The Forbidden Writer

Alexander Dugin must be one of the most dangerous writers in the world. Why would U.S. publishers combine to prevent his philosophical books appearing in any American bookstore? No Amazon overnight delivery. No delivery at all. Instead his words can be found only in books critical of him by authors clearly chosen for that purpose. Typical is “The American Empire Should Be Destroyed” by James D. Heiser.

Those inflammatory words were written by Dugin, but don’t really illustrate his more reflective, less impassioned philosophy. He is at pains to explore the contrasting Western and Russian cultures and why they are at odds today. Inevitably, they blend into today’s politics, aggravated by war. The fact that he is held in high regard by Putin may explain some of the animosity.

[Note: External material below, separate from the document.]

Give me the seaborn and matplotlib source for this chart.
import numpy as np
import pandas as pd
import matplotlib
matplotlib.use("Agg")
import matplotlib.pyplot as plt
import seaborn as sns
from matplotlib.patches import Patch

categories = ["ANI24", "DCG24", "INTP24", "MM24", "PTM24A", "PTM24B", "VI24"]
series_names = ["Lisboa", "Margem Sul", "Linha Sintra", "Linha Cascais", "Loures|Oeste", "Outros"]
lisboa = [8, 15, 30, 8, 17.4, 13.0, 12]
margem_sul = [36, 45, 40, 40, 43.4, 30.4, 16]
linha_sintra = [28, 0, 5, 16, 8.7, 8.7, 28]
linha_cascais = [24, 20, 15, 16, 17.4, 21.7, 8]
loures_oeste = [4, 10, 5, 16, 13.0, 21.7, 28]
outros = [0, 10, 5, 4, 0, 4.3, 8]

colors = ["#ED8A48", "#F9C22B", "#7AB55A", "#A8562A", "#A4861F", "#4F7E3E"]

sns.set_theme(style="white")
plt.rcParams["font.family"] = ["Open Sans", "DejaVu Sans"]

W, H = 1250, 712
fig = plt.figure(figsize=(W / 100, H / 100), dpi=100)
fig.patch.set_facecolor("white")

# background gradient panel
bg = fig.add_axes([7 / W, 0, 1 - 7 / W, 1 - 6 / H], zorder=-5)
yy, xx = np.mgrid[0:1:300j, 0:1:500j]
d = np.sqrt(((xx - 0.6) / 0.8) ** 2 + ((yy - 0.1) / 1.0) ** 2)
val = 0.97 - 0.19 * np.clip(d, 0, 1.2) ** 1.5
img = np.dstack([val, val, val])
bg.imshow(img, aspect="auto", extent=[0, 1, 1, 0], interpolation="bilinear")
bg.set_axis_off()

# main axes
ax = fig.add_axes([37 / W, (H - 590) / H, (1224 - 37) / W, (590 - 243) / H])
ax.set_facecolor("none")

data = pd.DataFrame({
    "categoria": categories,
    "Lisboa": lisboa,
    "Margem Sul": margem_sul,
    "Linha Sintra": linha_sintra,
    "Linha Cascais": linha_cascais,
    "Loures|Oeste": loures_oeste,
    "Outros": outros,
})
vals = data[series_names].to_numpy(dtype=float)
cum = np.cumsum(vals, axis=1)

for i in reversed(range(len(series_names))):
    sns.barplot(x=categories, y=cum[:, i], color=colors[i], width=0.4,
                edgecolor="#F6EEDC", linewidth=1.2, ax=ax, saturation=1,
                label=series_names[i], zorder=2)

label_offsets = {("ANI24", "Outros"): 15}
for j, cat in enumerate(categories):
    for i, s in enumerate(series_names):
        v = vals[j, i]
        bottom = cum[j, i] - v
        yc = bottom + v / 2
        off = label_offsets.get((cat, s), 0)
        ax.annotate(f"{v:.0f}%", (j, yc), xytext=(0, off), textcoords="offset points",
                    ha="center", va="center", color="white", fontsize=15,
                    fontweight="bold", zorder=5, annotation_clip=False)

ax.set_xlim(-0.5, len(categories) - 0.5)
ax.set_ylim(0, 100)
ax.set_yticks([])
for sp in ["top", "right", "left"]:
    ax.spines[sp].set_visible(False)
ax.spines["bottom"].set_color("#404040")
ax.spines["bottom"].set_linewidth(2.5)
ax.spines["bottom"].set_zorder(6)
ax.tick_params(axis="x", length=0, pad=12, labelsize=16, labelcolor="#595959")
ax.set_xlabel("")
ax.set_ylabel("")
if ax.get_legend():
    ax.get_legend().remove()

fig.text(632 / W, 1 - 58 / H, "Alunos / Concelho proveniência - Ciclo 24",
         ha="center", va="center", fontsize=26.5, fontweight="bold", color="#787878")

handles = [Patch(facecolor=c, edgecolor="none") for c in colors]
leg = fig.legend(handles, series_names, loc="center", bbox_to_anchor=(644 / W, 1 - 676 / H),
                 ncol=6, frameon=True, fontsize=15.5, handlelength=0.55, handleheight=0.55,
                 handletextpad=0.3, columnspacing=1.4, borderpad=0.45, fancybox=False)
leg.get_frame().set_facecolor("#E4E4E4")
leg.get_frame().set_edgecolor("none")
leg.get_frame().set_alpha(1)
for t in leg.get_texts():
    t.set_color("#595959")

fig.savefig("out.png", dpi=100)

But does it explain the censorship?  There’s nothing like knowing the mind of the enemy so as to form at least a useful strategy. For example, The Communist Manifesto, definitely subversive, is readily available at Amazon. It has helped us understand some of our great antagonists – Lenin, Trotsky, Stalin among many others. Without it they might have been a blank given mindlessly to violence. Why not give the same attention to Putin, whose favorite philosopher has also written a manifesto, somewhat garbled in this Heiser book. Why not read it in his own words?

In an interview with Tucker Carlson, Professor Dugin explains some of the basic differences between the West and Russia. Foremost is the Western obsession, as he would call it, with individualism at the expense of the collectivism in which people are embodied. Unrestrained individualism liberates itself from one impediment after another until today it even threatens to discard humanity, anything that gets in the way of self. He favours a rising Eurasian society governed by traditional values in which individualism has a place but not a supreme one.

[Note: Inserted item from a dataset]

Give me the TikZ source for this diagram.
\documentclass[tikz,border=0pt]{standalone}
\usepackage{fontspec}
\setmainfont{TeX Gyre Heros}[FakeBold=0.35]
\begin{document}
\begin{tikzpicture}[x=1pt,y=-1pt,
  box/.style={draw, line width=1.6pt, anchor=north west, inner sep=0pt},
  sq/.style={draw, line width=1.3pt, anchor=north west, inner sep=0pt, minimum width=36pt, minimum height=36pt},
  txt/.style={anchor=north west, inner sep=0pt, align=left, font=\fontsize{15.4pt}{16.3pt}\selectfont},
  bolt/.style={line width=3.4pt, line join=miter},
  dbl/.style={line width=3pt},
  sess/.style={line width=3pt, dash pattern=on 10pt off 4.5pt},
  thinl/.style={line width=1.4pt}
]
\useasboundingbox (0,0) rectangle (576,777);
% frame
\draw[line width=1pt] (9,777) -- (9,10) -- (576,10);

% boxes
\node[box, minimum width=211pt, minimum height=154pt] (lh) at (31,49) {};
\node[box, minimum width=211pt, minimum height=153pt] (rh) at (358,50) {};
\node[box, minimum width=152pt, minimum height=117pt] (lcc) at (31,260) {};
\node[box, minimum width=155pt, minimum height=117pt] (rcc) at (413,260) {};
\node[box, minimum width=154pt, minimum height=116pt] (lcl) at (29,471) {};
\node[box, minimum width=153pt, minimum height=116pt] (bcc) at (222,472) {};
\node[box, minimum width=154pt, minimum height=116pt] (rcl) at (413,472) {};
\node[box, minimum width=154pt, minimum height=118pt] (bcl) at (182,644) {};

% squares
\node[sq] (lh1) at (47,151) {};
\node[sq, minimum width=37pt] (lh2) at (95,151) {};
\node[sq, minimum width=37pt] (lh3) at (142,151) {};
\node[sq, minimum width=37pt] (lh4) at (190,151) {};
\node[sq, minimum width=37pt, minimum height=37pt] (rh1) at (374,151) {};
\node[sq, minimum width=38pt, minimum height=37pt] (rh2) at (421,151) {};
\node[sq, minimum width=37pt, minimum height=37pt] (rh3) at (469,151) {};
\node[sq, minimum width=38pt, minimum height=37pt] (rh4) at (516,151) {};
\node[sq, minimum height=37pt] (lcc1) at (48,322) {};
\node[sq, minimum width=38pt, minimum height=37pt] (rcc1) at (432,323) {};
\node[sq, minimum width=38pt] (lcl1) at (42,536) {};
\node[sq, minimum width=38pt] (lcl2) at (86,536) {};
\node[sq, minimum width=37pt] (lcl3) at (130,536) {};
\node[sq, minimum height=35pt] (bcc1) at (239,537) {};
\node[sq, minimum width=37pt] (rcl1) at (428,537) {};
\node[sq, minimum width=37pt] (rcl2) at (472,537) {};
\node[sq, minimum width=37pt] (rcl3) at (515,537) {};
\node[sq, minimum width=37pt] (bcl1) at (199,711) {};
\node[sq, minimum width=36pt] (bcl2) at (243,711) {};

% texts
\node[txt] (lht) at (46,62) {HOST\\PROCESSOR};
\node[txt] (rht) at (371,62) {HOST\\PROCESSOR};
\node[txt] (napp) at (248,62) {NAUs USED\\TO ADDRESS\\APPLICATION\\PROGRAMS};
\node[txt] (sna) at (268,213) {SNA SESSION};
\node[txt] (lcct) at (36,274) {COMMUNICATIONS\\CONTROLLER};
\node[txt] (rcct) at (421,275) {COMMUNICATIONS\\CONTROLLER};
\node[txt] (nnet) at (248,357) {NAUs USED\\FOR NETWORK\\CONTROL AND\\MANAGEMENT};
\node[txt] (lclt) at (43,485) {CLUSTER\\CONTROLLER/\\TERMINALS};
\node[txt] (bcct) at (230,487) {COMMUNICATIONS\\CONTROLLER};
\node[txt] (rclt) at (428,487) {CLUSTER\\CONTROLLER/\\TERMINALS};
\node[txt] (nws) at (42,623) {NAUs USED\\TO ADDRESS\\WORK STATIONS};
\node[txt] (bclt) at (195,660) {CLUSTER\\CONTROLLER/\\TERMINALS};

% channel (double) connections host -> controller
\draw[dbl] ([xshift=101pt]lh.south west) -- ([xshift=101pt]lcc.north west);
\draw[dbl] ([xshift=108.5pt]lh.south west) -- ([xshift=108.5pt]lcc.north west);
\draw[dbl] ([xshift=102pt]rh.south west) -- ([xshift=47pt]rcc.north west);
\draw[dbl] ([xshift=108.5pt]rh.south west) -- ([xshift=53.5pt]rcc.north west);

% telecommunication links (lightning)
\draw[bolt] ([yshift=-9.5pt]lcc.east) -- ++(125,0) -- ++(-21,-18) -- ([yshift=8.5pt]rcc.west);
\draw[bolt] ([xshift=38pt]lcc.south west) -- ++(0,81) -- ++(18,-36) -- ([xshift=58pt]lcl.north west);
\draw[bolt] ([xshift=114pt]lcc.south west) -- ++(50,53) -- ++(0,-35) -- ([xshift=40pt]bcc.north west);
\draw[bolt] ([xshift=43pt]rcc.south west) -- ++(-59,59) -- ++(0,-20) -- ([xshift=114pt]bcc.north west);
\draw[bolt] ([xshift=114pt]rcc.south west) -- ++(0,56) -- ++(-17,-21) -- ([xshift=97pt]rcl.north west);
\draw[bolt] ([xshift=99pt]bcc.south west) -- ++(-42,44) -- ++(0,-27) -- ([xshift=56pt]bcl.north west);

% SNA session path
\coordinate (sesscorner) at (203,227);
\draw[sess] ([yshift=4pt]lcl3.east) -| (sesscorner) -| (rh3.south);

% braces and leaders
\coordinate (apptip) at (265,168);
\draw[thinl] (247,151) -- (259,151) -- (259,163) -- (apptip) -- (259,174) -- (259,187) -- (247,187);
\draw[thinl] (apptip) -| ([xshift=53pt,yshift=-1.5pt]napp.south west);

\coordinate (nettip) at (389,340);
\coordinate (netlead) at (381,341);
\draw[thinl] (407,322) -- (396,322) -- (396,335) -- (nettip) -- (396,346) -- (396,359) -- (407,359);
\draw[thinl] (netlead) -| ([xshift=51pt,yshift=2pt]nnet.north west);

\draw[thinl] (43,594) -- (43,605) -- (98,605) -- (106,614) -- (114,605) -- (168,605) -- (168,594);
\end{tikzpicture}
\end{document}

He’s not talking about communism which he opposed at cost in Soviet times. But as Heiser quotes him, he seeks” a golden mean between the hyper-individualism of the bourgeois West and the hyper-collectivism of the socialist east.” He seems to say, without my having read him thanks to censorship, that all ideologies have something to teach us and must take their place in a more uplifting, unifying whole which he calls Eurasianism.  

In the meantime the West has been ascendant since the collapse of the Soviet Union. With this new found power Dugin says it’s trying to erase all national distinctions and impose a similar government from above on a global basis. Heiser and other critics whom he quotes more often he does Dugin call this “paranoid. But Dugin writes that U.S behavior is “an organic part of another civilization alien to Russia. This is well understood in the West where the preference is to see not a prosperous and safe Russia, but a weakened Russia submerged in the abyss of chaos and corruption.” Hence his attack on its center, the American empire.

These days people pay a price for views out of the ordinary. Dugin’s daughter Darya was killed in a bomb blast in her car that perhaps was intended for her father. Reconciliation of cultures still seems a long way off.